Joanna Schwartz's "Shielded: How the Police Became Untouchable"

An important and compelling new book on qualified immunity and other obstacles to holding law enforcement officers accountable for rights violations.

|The Volokh Conspiracy |


The last few years have seen increased attention to the ways that qualified immunity and other legal doctrines and structural features of the criminal justice system protect law enforcement officers who violate citizens' rights, often even those who have engaged in very egregious abuses. UCLA law Professor Joanna Schwartz is probably the nation's leading expert on this subject and her new book Shielded: How the Police Became Untouchable is must reading for those interested in the topic. Here is the publisher's description:

In recent years, the high-profile murders of George Floyd, Breonna Taylor, and so many others have brought much-needed attention to the pervasiveness of police misconduct. Yet it remains nearly impossible to hold police accountable for abuses of power—the decisions of the Supreme Court, state and local governments, and policy makers have, over decades, made the police all but untouchable.

In Shielded, University of California, Los Angeles, law professor Joanna Schwartz exposes the myriad ways in which our legal system protects police at all costs, with insightful analyses about subjects ranging from qualified immunity to no-knock warrants. The product of more than two decades of advocacy and research, Shielded is a timely and necessary investigation into why civil rights litigation so rarely leads to justice or prevents future police misconduct.
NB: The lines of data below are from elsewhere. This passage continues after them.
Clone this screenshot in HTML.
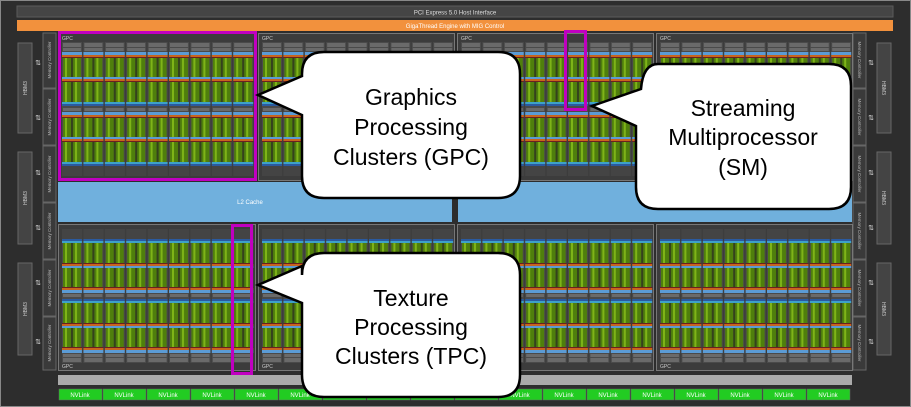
<!DOCTYPE html>
<html><head><meta charset="utf-8"><style>
html,body{margin:0;padding:0;background:#2d2d2d;}
svg{display:block;}
</style></head><body>
<svg width="911" height="407" viewBox="0 0 911 407" xmlns="http://www.w3.org/2000/svg" font-family="Liberation Sans, sans-serif">
<defs>
<g id="sm">
  <rect x="0" y="0" width="20" height="3" fill="#5b9bd5"/>
  <rect x="0" y="3" width="20" height="2" fill="#c8641e"/>
  <rect x="1" y="5" width="8" height="20" fill="#4f7f0c"/>
  <rect x="11" y="5" width="8" height="20" fill="#4f7f0c"/>
  <rect x="3" y="5" width="2" height="20" fill="#7fb418"/>
  <rect x="13" y="5" width="2" height="20" fill="#7fb418"/>
  <rect x="9" y="5" width="2" height="20" fill="#34421c"/>
  <rect x="0" y="5" width="20" height="1" fill="#6a2020"/>
  <rect x="0" y="25" width="20" height="2" fill="#5b9bd5"/>
  <rect x="0" y="27" width="20" height="2" fill="#c8641e"/>
  <rect x="1" y="29" width="8" height="21" fill="#4f7f0c"/>
  <rect x="11" y="29" width="8" height="21" fill="#4f7f0c"/>
  <rect x="3" y="29" width="2" height="21" fill="#7fb418"/>
  <rect x="13" y="29" width="2" height="21" fill="#7fb418"/>
  <rect x="9" y="29" width="2" height="21" fill="#34421c"/>
  <rect x="0" y="29" width="20" height="1" fill="#6a2020"/>
  <rect x="0" y="50" width="20" height="2" fill="#3ea0c8"/>
  <rect x="0" y="52" width="20" height="2" fill="#2a5aa0"/>
</g>
<pattern id="tpc" x="0" y="0" width="21.4" height="134" patternUnits="userSpaceOnUse">
  <rect x="0" y="0" width="20" height="134" fill="#4a4a4a"/>
  <rect x="1" y="1" width="18" height="4" fill="#6a6a6a"/>
  <rect x="1" y="6" width="18" height="3" fill="#6a6a6a"/>
  <use href="#sm" x="0" y="10"/>
  <rect x="1" y="66" width="18" height="3" fill="#6a6a6a"/>
  <use href="#sm" x="0" y="70"/>
  <rect x="0" y="124" width="20" height="10" fill="#444"/>
</pattern>
</defs>
<rect x="0" y="0" width="911" height="407" fill="#2d2d2d"/>
<rect x="0.5" y="0.5" width="910" height="406" fill="none" stroke="#888"/>
<rect x="17" y="6" width="876" height="11" fill="#454545" stroke="#5a5a5a"/>
<text x="455" y="14.5" font-size="6" fill="#ddd" text-anchor="middle">PCI Express 5.0 Host Interface</text>
<rect x="17" y="20" width="876" height="11" fill="#f2913d"/>
<text x="455" y="28" font-size="6" fill="#fff" text-anchor="middle">GigaThread Engine with MIG Control</text>
<g fill="#444" stroke="#666">
<rect x="18" y="43" width="14" height="90"/><rect x="18" y="152" width="14" height="92"/><rect x="18" y="263" width="14" height="92"/>
<rect x="877" y="43" width="14" height="90"/><rect x="877" y="152" width="14" height="92"/><rect x="877" y="263" width="14" height="92"/>
</g>
<g font-size="5" fill="#ccc" text-anchor="middle">
<text transform="translate(27,88) rotate(-90)">HBM3</text><text transform="translate(27,198) rotate(-90)">HBM3</text><text transform="translate(27,309) rotate(-90)">HBM3</text>
<text transform="translate(882,88) rotate(90)">HBM3</text><text transform="translate(882,198) rotate(90)">HBM3</text><text transform="translate(882,309) rotate(90)">HBM3</text>
</g>
<g font-size="7" fill="#ddd" text-anchor="middle">
<text x="38" y="65">⇅</text><text x="38" y="120">⇅</text><text x="38" y="175">⇅</text><text x="38" y="230">⇅</text><text x="38" y="285">⇅</text><text x="38" y="344">⇅</text>
<text x="871" y="65">⇅</text><text x="871" y="120">⇅</text><text x="871" y="175">⇅</text><text x="871" y="230">⇅</text><text x="871" y="285">⇅</text><text x="871" y="344">⇅</text>
</g>
<g fill="#3a3a3a" stroke="#666">
<rect x="43" y="33" width="13" height="55"/><rect x="43" y="89" width="13" height="56"/><rect x="43" y="146" width="13" height="56"/><rect x="43" y="203" width="13" height="56"/><rect x="43" y="260" width="13" height="56"/><rect x="43" y="317" width="13" height="53"/>
<rect x="853" y="33" width="13" height="55"/><rect x="853" y="89" width="13" height="56"/><rect x="853" y="146" width="13" height="56"/><rect x="853" y="203" width="13" height="56"/><rect x="853" y="260" width="13" height="56"/><rect x="853" y="317" width="13" height="53"/>
</g>
<g font-size="4.5" fill="#bbb" text-anchor="middle">
<text transform="translate(51,60) rotate(-90)">Memory Controller</text><text transform="translate(51,117) rotate(-90)">Memory Controller</text><text transform="translate(51,174) rotate(-90)">Memory Controller</text><text transform="translate(51,231) rotate(-90)">Memory Controller</text><text transform="translate(51,288) rotate(-90)">Memory Controller</text><text transform="translate(51,343) rotate(-90)">Memory Controller</text>
<text transform="translate(858,60) rotate(90)">Memory Controller</text><text transform="translate(858,117) rotate(90)">Memory Controller</text><text transform="translate(858,174) rotate(90)">Memory Controller</text><text transform="translate(858,231) rotate(90)">Memory Controller</text><text transform="translate(858,288) rotate(90)">Memory Controller</text><text transform="translate(858,343) rotate(90)">Memory Controller</text>
</g>
<rect x="58" y="182" width="794" height="40" fill="#70b0dd"/>
<rect x="452" y="182" width="6" height="42" fill="#2d2d2d"/>
<text x="250" y="204" font-size="6" fill="#fff" text-anchor="middle">L2 Cache</text>
<g fill="#3c3c3c" stroke="#777">
<rect x="58.5" y="33.5" width="197" height="147"/><rect x="258.5" y="33.5" width="196" height="147"/><rect x="457.5" y="33.5" width="196" height="147"/><rect x="656.5" y="33.5" width="196" height="147"/>
<rect x="58.5" y="224.5" width="197" height="146"/><rect x="258.5" y="224.5" width="196" height="146"/><rect x="457.5" y="224.5" width="196" height="146"/><rect x="656.5" y="224.5" width="196" height="146"/>
</g>
<g font-size="5" fill="#ccc">
<text x="62" y="40">GPC</text><text x="262" y="40">GPC</text><text x="461" y="40">GPC</text><text x="660" y="40">GPC</text>
<text x="62" y="368">GPC</text><text x="262" y="368">GPC</text><text x="461" y="368">GPC</text><text x="660" y="368">GPC</text>
</g>
<g transform="translate(62,42)"><rect width="192" height="134" fill="url(#tpc)"/></g>
<g transform="translate(262,42)"><rect width="192" height="134" fill="url(#tpc)"/></g>
<g transform="translate(461,42)"><rect width="192" height="134" fill="url(#tpc)"/></g>
<g transform="translate(660,42)"><rect width="192" height="134" fill="url(#tpc)"/></g>
<g transform="translate(62,363) scale(1,-1)"><rect width="192" height="134" fill="url(#tpc)"/></g>
<g transform="translate(262,363) scale(1,-1)"><rect width="192" height="134" fill="url(#tpc)"/></g>
<g transform="translate(461,363) scale(1,-1)"><rect width="192" height="134" fill="url(#tpc)"/></g>
<g transform="translate(660,363) scale(1,-1)"><rect width="192" height="134" fill="url(#tpc)"/></g>
<rect x="58" y="375" width="794" height="10" fill="#aaaaaa"/>
<g fill="#22cc22" stroke="#666" stroke-width="0.5">
<rect x="59" y="389" width="43" height="11"/><rect x="103" y="389" width="43" height="11"/><rect x="147" y="389" width="43" height="11"/><rect x="191" y="389" width="43" height="11"/><rect x="235" y="389" width="43" height="11"/><rect x="279" y="389" width="43" height="11"/><rect x="323" y="389" width="43" height="11"/><rect x="367" y="389" width="43" height="11"/><rect x="411" y="389" width="43" height="11"/><rect x="455" y="389" width="43" height="11"/><rect x="499" y="389" width="43" height="11"/><rect x="543" y="389" width="43" height="11"/><rect x="587" y="389" width="43" height="11"/><rect x="631" y="389" width="43" height="11"/><rect x="675" y="389" width="43" height="11"/><rect x="719" y="389" width="43" height="11"/><rect x="763" y="389" width="43" height="11"/><rect x="807" y="389" width="43" height="11"/>
</g>
<g font-size="6" fill="#fff" text-anchor="middle">
<text x="80" y="397">NVLink</text><text x="124" y="397">NVLink</text><text x="168" y="397">NVLink</text><text x="212" y="397">NVLink</text><text x="256" y="397">NVLink</text><text x="300" y="397">NVLink</text><text x="344" y="397">NVLink</text><text x="388" y="397">NVLink</text><text x="432" y="397">NVLink</text><text x="476" y="397">NVLink</text><text x="520" y="397">NVLink</text><text x="564" y="397">NVLink</text><text x="608" y="397">NVLink</text><text x="652" y="397">NVLink</text><text x="696" y="397">NVLink</text><text x="740" y="397">NVLink</text><text x="784" y="397">NVLink</text><text x="828" y="397">NVLink</text>
</g>
<g fill="none" stroke="#c000c0" stroke-width="3">
<rect x="59.5" y="32.5" width="196" height="147"/>
<rect x="565.5" y="31.5" width="20" height="78"/>
<rect x="232.5" y="225.5" width="19" height="148"/>
</g>
<g fill="#fff" stroke="#000" stroke-width="2.5" stroke-linejoin="miter">
<path d="M324,52 H498 Q520,52 520,74 V176 Q520,198 498,198 H324 Q302,198 302,176 V115 L258,95 L302,76 V74 Q302,52 324,52 Z"/>
<path d="M658,64 H829 Q851,64 851,86 V187 Q851,209 829,209 H658 Q636,209 636,187 V126 L592,106 L641,89 Q643,64 658,64 Z"/>
<path d="M324,253 H498 Q520,253 520,275 V375 Q520,397 498,397 H324 Q302,397 302,375 V303 L258,285 L302,266 V275 Q302,253 324,253 Z"/>
</g>
<g font-size="23" fill="#000" text-anchor="middle">
<text x="411" y="105">Graphics</text><text x="411" y="135">Processing</text><text x="411" y="165">Clusters (GPC)</text>
<text x="743" y="116">Streaming</text><text x="743" y="145">Multiprocessor</text><text x="743" y="175">(SM)</text>
<text x="411" y="306">Texture</text><text x="411" y="335">Processing</text><text x="411" y="364">Clusters (TPC)</text>
</g>
</svg>
</body></html>
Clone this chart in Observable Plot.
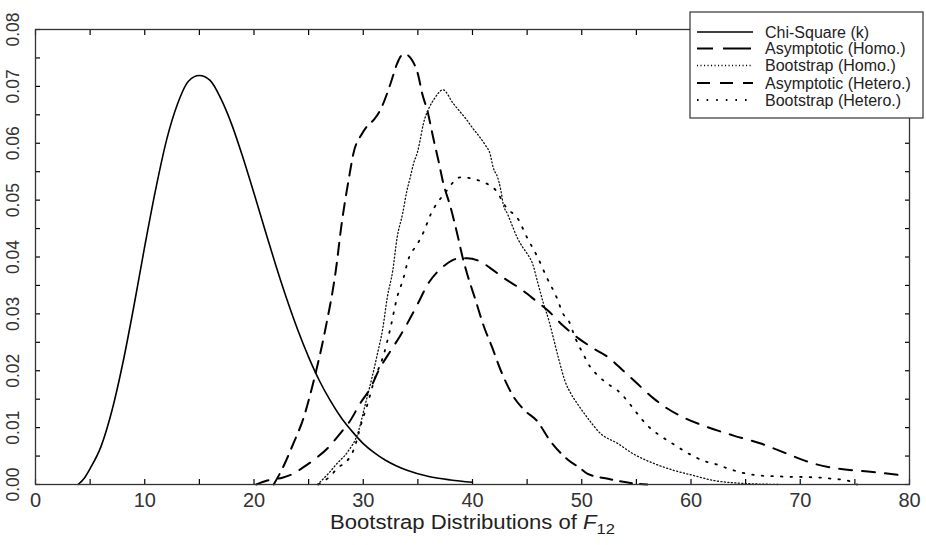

Weaving powerful true stories of people seeking restitution for violated rights, cutting across race, gender, criminal history, tax bracket, and zip code, Schwartz paints a compelling picture of the human cost of our failing criminal justice system, bringing clarity to a problem that is widely known but little understood. Shielded is a masterful work of immediate and enduring consequence, revealing what tragically familiar calls for "justice" truly entail.

The Balkinization website recently posted a symposium on the book, with commentary by eight prominent legal scholars, and Schwartz's response to their comments and criticisms.

Schwartz's book comes at a time when reform efforts have largely gone stagnant. In the aftermath of the death of George Floyd at the hands of abusive police in 2020, there was hope that qualified immunity might be abolished by the Supreme Court or through legislation. But, while some progress was made in a few states, it has stalled as public attention moved on to other issues, and rising crime rates make it politically more difficult to curb police in any way. Most states still have broad QI doctrines.

There is a similar story at the Supreme Court. While the Court has denied law enforcement officers quality immunity in a few extreme cases, there does not seem to be a majority of justices willing to abolish this judicially created doctrine entirely, or even to severely restrict it. The unusual coalition of justices Sonia Sotomayor and Clarence Thomas does support major constraints on QI. But, so far at least, they have not found  the three additional votes they need to make it happen. Some other observers are more optimistic about the Supreme Court on this issue, than I am. Time will tell.

Curbing police abuses is an issue that unites most progressives and libertarians, and even some conservatives. But it is hard to accomplish because of a combination of long-entrenched judicial precedent, structural flaws in the legal system ( (many of them brilliantly dissected in Schwartz's book), powerful interest groups, and rising public fears of crime.

Hopefully, Shielded will help rekindle interest in these important issues. It could even give a boost to otherwise stalled reform efforts.